Color shot of Chavez Ravine being shaped in order to build Dodger Stadium, ca. 1960. #Dodgers pic.twitter.com/EHOfPiOx8m
— MLB Cathedrals (@MLBcathedrals) December 14, 2021
La política cambió de rumbo. En pleno clima de persecución ideológica, el principal impulsor del proyecto, Frank Wilkinson, fue acusado de comunista y encarcelado. El plan de vivienda pública se vino abajo y el terreno —desnudo, enmudecido— permaneció vacío durante años, como la evidencia de una promesa deshecha. Fue así hasta que, en 1957, la ciudad vendió la tierra a Walter O’Malley, dueño de los Dodgers recién llegados de Brooklyn, quien buscaba un sitio donde levantar su estadio.
Lo que alguna vez se ofreció como un bien público terminó convertido en negocio privado.
Los hogares se habían perdido en nombre del progreso, y sobre sus ruinas se erigiría el nuevo templo del beisbol. Los pocos que se quedaron e intentaron resistir, aferrados a la tierra que había sido de sus padres, fueron desalojados con violencia por los alguaciles del condado de Los Ángeles en mayo de 1959, mientras las maquinarias, impasibles, demolían sus hogares frente a sus ojos.

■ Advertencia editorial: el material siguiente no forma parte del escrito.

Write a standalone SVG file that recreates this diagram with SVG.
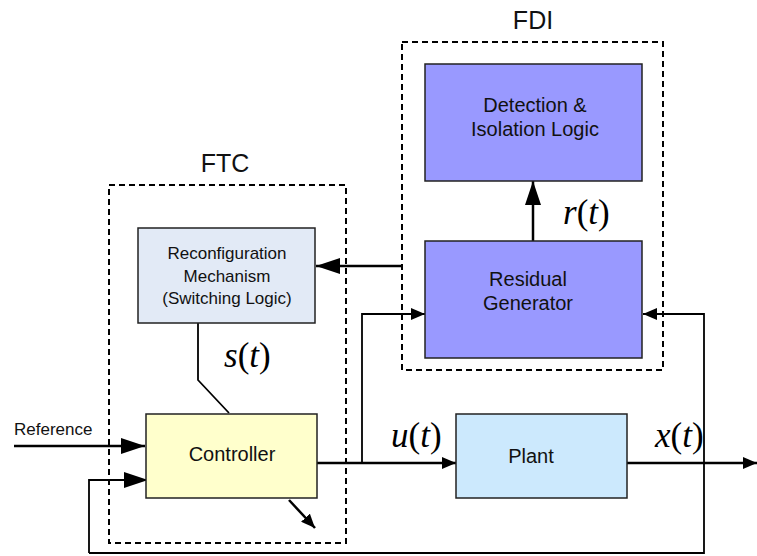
<svg xmlns="http://www.w3.org/2000/svg" width="757" height="556" viewBox="0 0 757 556">
<style>
.box{stroke:#222;stroke-width:1.5}
.dash{fill:none;stroke:#000;stroke-width:2;stroke-dasharray:6,4}
.ln{fill:none;stroke:#000;stroke-width:2.5}
.thin{fill:none;stroke:#000;stroke-width:1.8}
.lbl{font-family:"Liberation Sans",Arial,sans-serif;fill:#111;text-anchor:middle}
.math{font-family:"Liberation Serif","Times New Roman",serif;font-size:35px;fill:#000}
.it{font-style:italic}
</style>
<defs>
<marker id="ah" viewBox="0 0 10 10" refX="10" refY="5" markerWidth="24" markerHeight="16" markerUnits="userSpaceOnUse" orient="auto" preserveAspectRatio="none"><path d="M0,0 L10,5 L0,10 z" fill="#000"/></marker>
<marker id="ahs" viewBox="0 0 10 10" refX="10" refY="5" markerWidth="14" markerHeight="12" markerUnits="userSpaceOnUse" orient="auto" preserveAspectRatio="none"><path d="M0,0 L10,5 L0,10 z" fill="#000"/></marker>
</defs>
<g id="ftc-group">
<rect class="dash" x="109" y="185" width="237" height="358"/>
<text class="lbl" x="225" y="172" font-size="25">FTC</text>
</g>
<g id="fdi-group">
<rect class="dash" x="402" y="42" width="261" height="328"/>
<text class="lbl" x="533" y="29" font-size="25">FDI</text>
</g>
<g id="connectors">
<line class="ln" x1="14" y1="446" x2="145" y2="446" marker-end="url(#ah)"/>
<polyline class="thin" points="89,553 89,480 148,480" marker-end="url(#ah)"/>
<polyline class="thin" points="89,553 704,553 704,314 643,314" marker-end="url(#ahs)"/>
<line class="ln" x1="317" y1="463" x2="456" y2="463" marker-end="url(#ahs)"/>
<polyline class="thin" points="362,463 362,314 425,314" marker-end="url(#ahs)"/>
<line class="ln" x1="627" y1="463" x2="757" y2="463" marker-end="url(#ahs)"/>
<line class="ln" x1="533" y1="241" x2="533" y2="181" marker-end="url(#ah)"/>
<line class="ln" x1="401" y1="266" x2="316" y2="266" marker-end="url(#ah)"/>
<polyline class="thin" points="198,323 198,380 229,413"/>
<line class="ln" x1="289" y1="500" x2="315" y2="528" marker-end="url(#ahs)"/>
</g>
<g id="reconfig">
<rect class="box" x="138" y="228" width="177" height="95" fill="#e2eaf6"/>
<text class="lbl" font-size="17"><tspan x="227" y="259">Reconfiguration</tspan><tspan x="227" y="282">Mechanism</tspan><tspan x="227" y="304">(Switching Logic)</tspan></text>
</g>
<g id="controller">
<rect class="box" x="146" y="414" width="171" height="84" fill="#ffffcc"/>
<text class="lbl" x="232" y="461" font-size="20">Controller</text>
</g>
<g id="plant">
<rect class="box" x="456" y="414" width="171" height="84" fill="#cce9fd"/>
<text class="lbl" x="531" y="463" font-size="20">Plant</text>
</g>
<g id="detection">
<rect class="box" x="425" y="64" width="217" height="117" fill="#9999ff"/>
<text class="lbl" font-size="20"><tspan x="535" y="112">Detection &amp;</tspan><tspan x="535" y="136">Isolation Logic</tspan></text>
</g>
<g id="residual">
<rect class="box" x="425" y="241" width="217" height="117" fill="#9999ff"/>
<text class="lbl" font-size="20"><tspan x="528" y="286">Residual</tspan><tspan x="528" y="310">Generator</tspan></text>
</g>
<g id="labels">
<text class="math" x="224" y="367" font-size="38"><tspan class="it">s</tspan>(<tspan class="it">t</tspan>)</text>
<text class="math" x="563" y="224"><tspan class="it">r</tspan>(<tspan class="it">t</tspan>)</text>
<text class="math" x="391" y="447"><tspan class="it">u</tspan>(<tspan class="it">t</tspan>)</text>
<text class="math" x="655" y="447"><tspan class="it">x</tspan>(<tspan class="it">t</tspan>)</text>
<text x="14" y="435" font-family="Liberation Sans,Arial,sans-serif" font-size="17" fill="#111">Reference</text>
</g>
</svg>
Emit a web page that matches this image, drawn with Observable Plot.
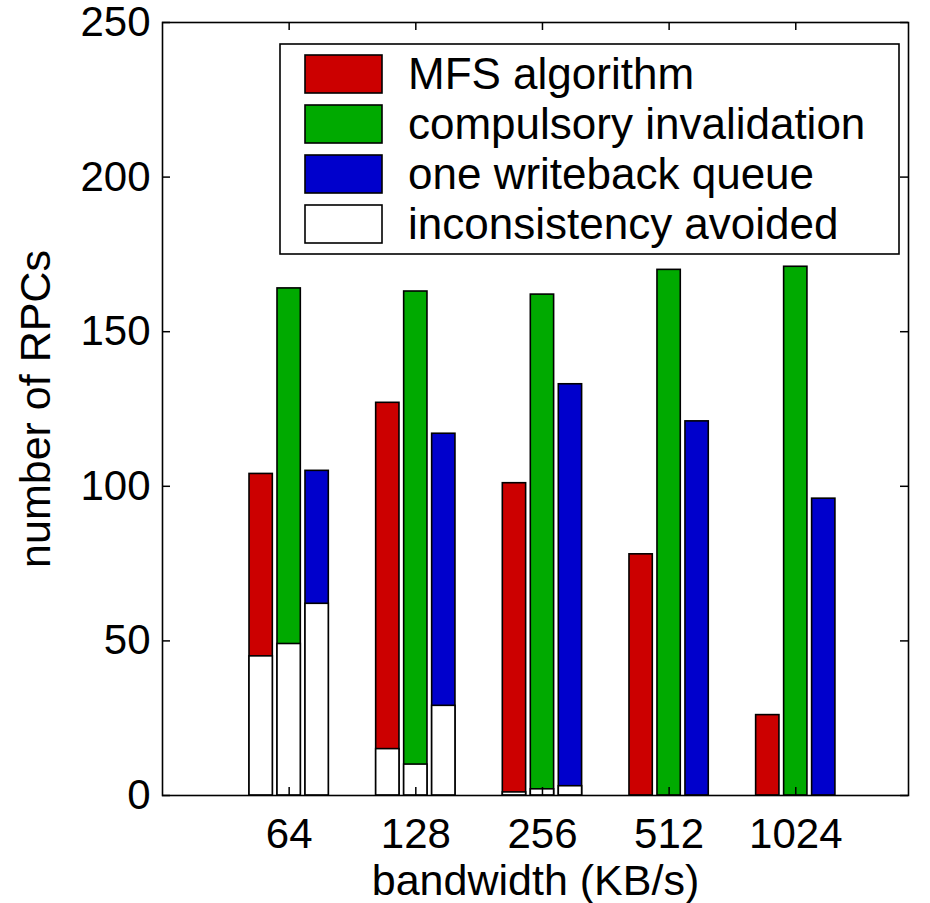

Así fue como nació el Dodger Stadium, como un trofeo del despojo, un monumento que separó al equipo de la gente cuya historia y lengua latían bajo su césped.
Pero aquella tarde, sobre la misma tierra profanada, un muchacho de Sonora lanzó la primera pelota de su vida grande y comenzó sin saberlo la reconciliación colectiva entre México y los Dodgers.
Ese 9 de abril de 1981 Fernando blanqueó a los Astros de Houston y permitió solo 5 imparables. Lo que vino después le pertenece al terreno de lo improbable. Una racha de ocho victorias consecutivas, siete juegos completos, cinco blanqueadas, una efectividad mínima de 0.50. En mayo, su rostro llenó la portada de Sports Illustrated con un titular digno de su leyenda, “UNREAL!”. Los estadounidenses lo llamaron Fernandomania; los latinos simplemente dijeron su nombre.
Lo que había comenzado como un accidente en la rotación se convirtió en un fenómeno cultural. Desde entonces el Dodger Stadium se transformó en una catedral latina, consagrada al santo que desde el centro del diamante veía continuamente hacía el cielo.
Su histórica temporada de 1981 culminó con los Dodgers campeones de la Serie Mundial y con Fernando siendo nombrado Novato del Año y Cy Young de la Liga Nacional, una hazaña sin precedentes en el beisbol de Grandes Ligas. Décadas después, su número 34 sería retirado por los Dodgers, una excepción a las reglas de la organización, que reservaba ese honor a los miembros del Salón de la Fama.
El montículo del viejo Chávez Ravine mantiene viva la anomalía que "El Toro" de Etchohuaquila encarnó, la de un hombre que miró al cielo y obligó a una ciudad entera a mirar con él. Y un año después de su muerte, aún es la respuesta luminosa a las preguntas más absurdas del azar, ¿por qué justo él, por qué justo ese día, por qué justo en esa tierra? Quizá porque solo un hijo de México podía reconciliar a Los Ángeles con su propio corazón.